● **TO DO**
Quote only the span from the first line of the entries to the line containing "import seaborn as sns", both ends kept. Leave every picture out.

● **PROVIDED INFORMATION**
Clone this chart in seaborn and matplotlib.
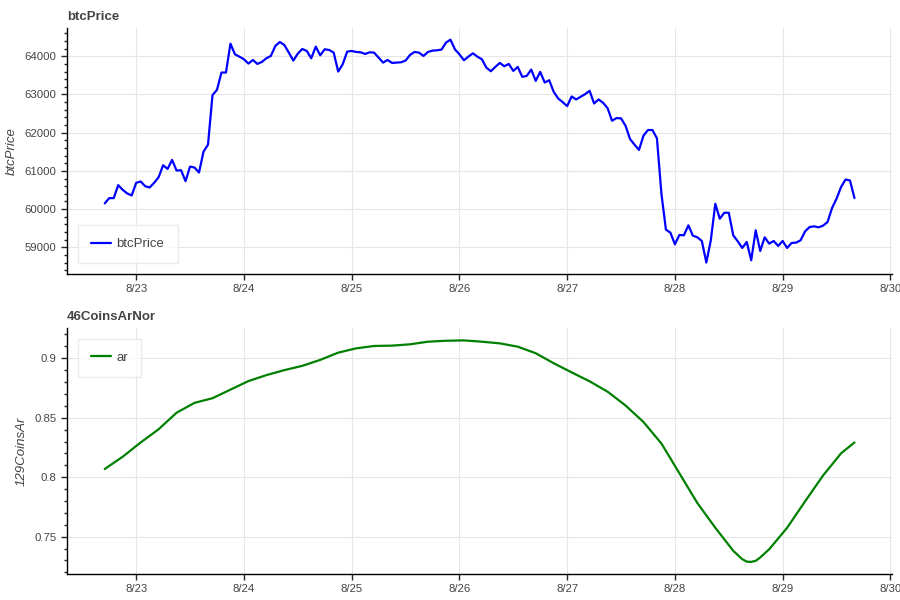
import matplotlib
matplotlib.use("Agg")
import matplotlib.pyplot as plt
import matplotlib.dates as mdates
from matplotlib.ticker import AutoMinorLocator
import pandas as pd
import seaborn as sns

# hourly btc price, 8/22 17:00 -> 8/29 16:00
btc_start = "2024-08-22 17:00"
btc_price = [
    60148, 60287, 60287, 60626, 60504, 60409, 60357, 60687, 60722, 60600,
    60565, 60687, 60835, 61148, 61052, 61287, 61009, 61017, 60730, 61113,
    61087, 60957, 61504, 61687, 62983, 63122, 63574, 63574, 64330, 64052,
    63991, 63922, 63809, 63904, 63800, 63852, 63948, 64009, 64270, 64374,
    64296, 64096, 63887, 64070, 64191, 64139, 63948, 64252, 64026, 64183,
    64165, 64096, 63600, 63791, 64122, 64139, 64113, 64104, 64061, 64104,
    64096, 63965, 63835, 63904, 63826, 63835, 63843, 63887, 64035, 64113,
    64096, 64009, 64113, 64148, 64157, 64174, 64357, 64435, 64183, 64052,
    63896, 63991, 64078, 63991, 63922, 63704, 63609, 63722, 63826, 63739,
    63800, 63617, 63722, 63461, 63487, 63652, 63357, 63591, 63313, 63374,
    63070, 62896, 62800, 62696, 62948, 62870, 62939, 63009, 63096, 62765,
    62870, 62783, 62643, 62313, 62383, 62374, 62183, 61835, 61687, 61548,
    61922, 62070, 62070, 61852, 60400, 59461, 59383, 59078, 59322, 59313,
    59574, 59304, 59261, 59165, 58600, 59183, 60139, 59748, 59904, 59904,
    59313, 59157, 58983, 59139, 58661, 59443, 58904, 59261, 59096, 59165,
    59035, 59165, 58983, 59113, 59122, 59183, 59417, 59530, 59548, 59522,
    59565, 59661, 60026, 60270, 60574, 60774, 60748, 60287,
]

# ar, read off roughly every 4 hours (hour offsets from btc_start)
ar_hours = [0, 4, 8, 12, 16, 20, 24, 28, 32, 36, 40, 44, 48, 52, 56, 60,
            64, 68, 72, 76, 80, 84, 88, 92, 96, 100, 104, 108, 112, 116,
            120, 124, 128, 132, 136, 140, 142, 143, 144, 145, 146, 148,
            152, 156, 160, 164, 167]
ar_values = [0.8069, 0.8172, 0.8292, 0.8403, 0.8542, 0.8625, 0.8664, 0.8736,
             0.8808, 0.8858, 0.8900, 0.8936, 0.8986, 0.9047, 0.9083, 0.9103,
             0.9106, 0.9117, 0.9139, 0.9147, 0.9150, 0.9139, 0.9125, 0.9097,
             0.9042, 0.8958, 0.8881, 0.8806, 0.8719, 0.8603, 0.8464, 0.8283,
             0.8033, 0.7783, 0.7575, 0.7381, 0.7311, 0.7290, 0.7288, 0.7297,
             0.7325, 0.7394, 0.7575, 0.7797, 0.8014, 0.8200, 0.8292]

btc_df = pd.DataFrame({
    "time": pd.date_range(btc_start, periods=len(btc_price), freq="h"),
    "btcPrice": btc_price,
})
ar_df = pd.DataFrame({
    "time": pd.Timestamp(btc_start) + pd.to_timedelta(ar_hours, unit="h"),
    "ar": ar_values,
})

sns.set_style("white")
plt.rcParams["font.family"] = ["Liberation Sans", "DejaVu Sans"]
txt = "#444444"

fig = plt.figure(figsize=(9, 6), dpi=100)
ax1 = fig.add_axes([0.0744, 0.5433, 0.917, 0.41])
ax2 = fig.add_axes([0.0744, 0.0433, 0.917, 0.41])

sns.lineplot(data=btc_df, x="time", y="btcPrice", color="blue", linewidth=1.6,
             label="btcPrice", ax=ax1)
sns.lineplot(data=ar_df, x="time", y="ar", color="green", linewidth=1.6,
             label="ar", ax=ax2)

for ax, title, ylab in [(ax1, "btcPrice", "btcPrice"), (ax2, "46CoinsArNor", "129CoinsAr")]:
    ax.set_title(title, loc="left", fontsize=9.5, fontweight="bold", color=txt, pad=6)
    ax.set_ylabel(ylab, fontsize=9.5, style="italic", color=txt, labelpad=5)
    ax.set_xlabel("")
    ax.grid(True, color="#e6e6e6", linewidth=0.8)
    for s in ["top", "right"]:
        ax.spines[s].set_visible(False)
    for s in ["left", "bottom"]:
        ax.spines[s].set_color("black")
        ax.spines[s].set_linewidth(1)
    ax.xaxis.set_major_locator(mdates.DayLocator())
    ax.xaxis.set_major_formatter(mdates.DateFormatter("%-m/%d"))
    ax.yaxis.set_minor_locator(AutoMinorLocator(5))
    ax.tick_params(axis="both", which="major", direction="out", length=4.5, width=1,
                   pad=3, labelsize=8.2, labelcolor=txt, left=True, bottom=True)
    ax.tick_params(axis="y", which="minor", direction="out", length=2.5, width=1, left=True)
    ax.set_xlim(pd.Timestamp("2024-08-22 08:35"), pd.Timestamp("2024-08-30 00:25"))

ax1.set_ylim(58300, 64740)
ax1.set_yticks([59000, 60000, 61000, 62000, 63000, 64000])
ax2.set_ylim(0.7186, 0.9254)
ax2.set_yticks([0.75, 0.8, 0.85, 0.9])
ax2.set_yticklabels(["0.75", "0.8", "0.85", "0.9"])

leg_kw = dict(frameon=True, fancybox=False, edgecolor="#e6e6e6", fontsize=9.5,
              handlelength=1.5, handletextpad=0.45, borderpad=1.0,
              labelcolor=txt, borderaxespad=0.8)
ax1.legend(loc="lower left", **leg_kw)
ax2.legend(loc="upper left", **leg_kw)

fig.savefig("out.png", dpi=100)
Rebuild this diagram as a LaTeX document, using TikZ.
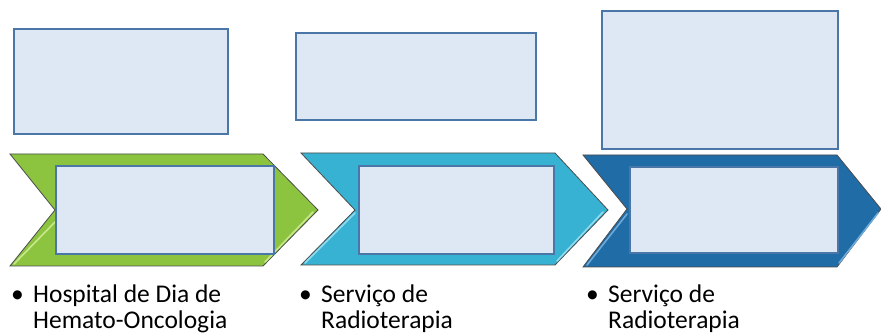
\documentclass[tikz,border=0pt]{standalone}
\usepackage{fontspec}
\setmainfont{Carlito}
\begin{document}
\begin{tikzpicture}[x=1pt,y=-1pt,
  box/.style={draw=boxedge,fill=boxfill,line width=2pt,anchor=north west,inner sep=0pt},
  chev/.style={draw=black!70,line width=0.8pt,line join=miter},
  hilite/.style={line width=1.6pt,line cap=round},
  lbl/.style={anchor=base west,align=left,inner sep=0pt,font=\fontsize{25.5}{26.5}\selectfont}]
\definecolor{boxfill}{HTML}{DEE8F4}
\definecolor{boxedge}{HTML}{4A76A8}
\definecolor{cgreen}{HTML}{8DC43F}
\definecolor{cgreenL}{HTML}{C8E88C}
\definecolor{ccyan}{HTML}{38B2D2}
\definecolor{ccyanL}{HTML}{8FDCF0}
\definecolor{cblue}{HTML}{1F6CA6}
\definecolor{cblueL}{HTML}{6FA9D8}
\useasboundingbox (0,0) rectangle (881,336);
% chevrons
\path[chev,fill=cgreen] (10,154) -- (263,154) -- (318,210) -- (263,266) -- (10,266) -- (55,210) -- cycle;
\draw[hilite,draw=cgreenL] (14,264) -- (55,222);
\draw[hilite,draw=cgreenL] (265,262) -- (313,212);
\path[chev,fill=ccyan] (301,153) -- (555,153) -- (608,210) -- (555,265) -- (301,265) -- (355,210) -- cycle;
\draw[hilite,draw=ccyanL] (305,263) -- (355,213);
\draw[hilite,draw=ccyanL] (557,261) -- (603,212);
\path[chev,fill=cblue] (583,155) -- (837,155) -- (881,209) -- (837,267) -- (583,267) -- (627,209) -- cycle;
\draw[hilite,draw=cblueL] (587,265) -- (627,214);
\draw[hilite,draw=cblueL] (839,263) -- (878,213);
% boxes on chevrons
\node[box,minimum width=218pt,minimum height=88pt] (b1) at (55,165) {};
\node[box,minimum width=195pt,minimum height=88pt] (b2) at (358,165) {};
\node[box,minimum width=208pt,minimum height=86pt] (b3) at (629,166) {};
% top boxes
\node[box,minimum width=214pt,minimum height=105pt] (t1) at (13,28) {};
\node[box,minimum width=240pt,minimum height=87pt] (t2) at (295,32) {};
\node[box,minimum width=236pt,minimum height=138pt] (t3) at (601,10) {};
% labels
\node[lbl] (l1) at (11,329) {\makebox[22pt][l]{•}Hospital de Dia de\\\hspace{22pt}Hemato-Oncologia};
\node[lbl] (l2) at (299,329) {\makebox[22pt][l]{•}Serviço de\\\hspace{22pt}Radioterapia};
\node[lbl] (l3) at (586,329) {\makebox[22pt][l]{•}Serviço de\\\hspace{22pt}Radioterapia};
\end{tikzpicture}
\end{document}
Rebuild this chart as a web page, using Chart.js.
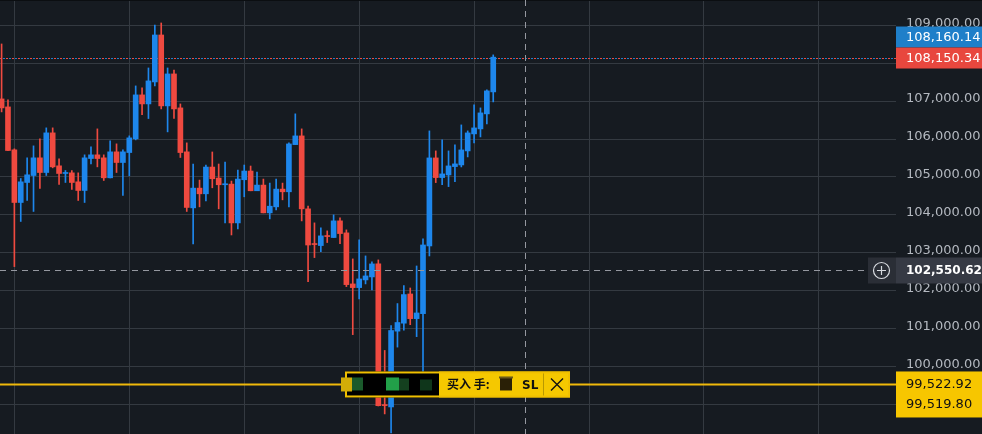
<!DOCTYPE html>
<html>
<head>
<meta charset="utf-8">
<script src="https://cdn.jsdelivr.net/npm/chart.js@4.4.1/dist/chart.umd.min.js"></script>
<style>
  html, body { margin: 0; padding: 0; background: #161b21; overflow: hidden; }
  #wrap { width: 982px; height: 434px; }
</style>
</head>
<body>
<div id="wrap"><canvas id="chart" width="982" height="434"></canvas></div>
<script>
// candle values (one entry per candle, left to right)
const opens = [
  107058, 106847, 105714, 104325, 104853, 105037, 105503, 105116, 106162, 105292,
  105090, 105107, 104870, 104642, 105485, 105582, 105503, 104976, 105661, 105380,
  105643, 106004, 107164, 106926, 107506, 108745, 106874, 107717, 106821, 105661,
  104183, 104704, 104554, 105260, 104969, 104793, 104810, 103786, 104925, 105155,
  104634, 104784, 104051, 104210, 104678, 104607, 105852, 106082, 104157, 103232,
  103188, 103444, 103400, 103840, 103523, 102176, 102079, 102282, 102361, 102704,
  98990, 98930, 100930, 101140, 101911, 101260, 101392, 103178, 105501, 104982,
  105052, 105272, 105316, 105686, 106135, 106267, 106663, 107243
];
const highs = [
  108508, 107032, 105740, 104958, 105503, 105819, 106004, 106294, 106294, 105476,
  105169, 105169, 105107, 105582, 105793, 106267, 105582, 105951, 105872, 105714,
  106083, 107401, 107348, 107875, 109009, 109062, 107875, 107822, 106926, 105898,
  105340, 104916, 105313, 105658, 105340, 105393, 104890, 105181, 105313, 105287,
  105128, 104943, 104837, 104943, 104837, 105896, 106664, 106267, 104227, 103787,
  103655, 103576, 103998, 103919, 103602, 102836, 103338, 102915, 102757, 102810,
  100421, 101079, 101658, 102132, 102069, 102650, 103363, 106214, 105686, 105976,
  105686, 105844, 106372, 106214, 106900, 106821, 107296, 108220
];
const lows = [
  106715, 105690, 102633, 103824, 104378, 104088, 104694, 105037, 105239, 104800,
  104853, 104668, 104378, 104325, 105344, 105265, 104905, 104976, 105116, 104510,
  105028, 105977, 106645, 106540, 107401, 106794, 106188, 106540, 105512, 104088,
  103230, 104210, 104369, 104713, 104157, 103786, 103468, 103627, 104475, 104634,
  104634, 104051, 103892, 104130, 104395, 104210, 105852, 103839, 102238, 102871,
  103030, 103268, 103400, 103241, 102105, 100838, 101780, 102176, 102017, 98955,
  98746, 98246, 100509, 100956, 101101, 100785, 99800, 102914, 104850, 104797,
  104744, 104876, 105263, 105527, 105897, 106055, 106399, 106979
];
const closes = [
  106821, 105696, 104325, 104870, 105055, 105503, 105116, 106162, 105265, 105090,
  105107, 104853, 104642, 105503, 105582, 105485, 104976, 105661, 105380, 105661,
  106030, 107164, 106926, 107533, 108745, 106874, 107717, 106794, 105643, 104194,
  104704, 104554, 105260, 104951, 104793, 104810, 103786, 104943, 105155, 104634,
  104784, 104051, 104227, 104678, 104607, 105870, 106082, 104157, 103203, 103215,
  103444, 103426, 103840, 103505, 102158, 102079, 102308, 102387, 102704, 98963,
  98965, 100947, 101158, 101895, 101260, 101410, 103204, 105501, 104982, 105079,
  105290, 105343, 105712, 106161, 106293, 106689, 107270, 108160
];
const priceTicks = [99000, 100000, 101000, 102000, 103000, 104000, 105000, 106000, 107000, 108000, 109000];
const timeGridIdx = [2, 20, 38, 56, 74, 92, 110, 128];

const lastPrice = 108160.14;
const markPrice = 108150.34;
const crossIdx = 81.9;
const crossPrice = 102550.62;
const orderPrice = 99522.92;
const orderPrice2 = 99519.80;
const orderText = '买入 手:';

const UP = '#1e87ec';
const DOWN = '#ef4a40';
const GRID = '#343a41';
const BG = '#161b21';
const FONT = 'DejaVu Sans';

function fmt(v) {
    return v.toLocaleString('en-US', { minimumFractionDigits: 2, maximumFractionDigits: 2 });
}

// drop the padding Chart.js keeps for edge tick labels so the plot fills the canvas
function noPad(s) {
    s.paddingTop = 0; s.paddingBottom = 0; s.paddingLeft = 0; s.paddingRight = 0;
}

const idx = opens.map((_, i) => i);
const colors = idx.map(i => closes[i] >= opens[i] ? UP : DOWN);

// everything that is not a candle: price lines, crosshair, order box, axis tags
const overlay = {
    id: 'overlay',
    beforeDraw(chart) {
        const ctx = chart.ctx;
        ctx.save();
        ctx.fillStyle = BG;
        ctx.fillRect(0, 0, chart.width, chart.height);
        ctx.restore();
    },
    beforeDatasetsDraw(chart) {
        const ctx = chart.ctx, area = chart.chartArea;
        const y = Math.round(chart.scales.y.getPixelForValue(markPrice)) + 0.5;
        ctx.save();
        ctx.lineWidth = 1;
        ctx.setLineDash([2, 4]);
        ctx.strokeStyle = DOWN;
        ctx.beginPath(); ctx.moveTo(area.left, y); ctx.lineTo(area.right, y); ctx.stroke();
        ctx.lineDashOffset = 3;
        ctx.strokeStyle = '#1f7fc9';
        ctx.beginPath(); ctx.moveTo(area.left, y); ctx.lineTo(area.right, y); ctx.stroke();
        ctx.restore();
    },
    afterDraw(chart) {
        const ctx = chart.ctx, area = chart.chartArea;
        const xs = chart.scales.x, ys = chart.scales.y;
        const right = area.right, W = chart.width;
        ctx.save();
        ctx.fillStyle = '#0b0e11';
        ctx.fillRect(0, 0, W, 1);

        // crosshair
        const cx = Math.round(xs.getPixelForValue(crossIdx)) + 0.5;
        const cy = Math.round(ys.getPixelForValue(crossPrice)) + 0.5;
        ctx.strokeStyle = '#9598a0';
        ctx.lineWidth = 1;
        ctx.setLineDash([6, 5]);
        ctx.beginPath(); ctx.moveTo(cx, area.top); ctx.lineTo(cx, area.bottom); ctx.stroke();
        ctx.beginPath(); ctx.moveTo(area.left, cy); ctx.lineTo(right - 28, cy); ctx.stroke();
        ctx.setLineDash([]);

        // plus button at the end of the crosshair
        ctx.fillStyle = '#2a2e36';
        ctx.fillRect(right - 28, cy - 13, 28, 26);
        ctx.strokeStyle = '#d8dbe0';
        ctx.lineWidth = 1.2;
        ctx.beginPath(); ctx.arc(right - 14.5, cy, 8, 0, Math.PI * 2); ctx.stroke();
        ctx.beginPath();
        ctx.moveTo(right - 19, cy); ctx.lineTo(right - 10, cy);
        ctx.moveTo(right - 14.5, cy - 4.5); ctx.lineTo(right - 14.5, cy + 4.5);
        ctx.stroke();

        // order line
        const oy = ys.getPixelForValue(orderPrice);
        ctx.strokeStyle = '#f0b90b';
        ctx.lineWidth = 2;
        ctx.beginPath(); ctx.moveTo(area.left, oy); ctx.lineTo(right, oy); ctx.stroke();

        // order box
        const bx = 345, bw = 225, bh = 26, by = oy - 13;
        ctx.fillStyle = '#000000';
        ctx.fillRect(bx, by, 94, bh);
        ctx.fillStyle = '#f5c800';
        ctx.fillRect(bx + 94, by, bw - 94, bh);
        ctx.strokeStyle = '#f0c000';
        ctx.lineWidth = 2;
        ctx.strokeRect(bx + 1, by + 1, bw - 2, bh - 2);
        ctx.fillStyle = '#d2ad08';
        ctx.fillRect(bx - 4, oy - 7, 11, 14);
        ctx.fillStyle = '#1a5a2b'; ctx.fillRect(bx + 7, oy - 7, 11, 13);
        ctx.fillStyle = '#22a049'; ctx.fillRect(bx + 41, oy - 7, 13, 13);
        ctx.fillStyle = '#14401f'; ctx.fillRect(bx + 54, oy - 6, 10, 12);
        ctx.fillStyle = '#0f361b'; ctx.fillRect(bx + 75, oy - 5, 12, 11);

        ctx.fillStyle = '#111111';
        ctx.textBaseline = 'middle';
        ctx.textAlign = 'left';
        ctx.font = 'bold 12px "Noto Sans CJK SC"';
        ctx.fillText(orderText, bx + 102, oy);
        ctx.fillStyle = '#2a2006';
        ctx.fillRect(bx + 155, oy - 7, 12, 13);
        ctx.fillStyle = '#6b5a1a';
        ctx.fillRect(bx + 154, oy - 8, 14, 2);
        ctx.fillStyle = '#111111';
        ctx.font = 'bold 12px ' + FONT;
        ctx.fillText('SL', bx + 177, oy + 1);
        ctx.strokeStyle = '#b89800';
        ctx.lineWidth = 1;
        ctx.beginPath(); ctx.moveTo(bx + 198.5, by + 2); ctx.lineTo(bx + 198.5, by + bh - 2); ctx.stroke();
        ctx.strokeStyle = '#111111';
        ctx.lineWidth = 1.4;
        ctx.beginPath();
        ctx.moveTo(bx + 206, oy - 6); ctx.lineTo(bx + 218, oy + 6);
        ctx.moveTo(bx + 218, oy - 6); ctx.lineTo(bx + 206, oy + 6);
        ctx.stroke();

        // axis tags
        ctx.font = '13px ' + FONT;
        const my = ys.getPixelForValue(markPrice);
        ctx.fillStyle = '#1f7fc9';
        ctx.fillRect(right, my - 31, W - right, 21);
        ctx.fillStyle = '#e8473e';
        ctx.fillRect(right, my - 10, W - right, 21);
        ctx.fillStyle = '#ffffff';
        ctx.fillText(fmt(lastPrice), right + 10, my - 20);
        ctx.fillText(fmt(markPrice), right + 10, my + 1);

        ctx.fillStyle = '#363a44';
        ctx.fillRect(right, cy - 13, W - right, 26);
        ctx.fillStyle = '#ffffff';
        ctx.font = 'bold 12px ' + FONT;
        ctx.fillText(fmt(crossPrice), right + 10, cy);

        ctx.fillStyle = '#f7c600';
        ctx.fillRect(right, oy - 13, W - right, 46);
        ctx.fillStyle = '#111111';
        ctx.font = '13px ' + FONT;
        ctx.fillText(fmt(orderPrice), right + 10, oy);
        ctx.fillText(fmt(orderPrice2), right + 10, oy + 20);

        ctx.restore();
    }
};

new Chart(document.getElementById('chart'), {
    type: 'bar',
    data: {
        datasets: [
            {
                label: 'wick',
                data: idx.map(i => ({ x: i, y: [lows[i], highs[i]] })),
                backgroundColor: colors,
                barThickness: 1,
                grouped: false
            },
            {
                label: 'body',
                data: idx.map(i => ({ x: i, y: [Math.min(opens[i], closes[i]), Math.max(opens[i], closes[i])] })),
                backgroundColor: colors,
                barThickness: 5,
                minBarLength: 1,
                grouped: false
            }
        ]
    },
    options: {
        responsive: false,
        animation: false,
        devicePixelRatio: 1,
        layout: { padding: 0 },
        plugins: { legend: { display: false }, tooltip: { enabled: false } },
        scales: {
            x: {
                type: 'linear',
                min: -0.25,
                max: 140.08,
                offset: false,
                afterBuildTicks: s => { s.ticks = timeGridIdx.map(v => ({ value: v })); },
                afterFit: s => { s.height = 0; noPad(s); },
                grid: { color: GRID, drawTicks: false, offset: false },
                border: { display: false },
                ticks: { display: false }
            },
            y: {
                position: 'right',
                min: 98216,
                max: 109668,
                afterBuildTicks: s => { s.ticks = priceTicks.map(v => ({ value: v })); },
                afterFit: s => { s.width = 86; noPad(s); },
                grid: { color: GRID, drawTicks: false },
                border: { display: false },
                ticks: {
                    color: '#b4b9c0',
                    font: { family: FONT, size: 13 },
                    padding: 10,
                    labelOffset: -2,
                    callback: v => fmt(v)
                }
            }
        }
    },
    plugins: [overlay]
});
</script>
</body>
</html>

● **EXPECTED OUTPUT**
Clone this chart in seaborn and matplotlib.
import matplotlib
matplotlib.use("Agg")
import matplotlib.pyplot as plt
import matplotlib.dates as mdates
from matplotlib.ticker import AutoMinorLocator
import pandas as pd
import seaborn as sns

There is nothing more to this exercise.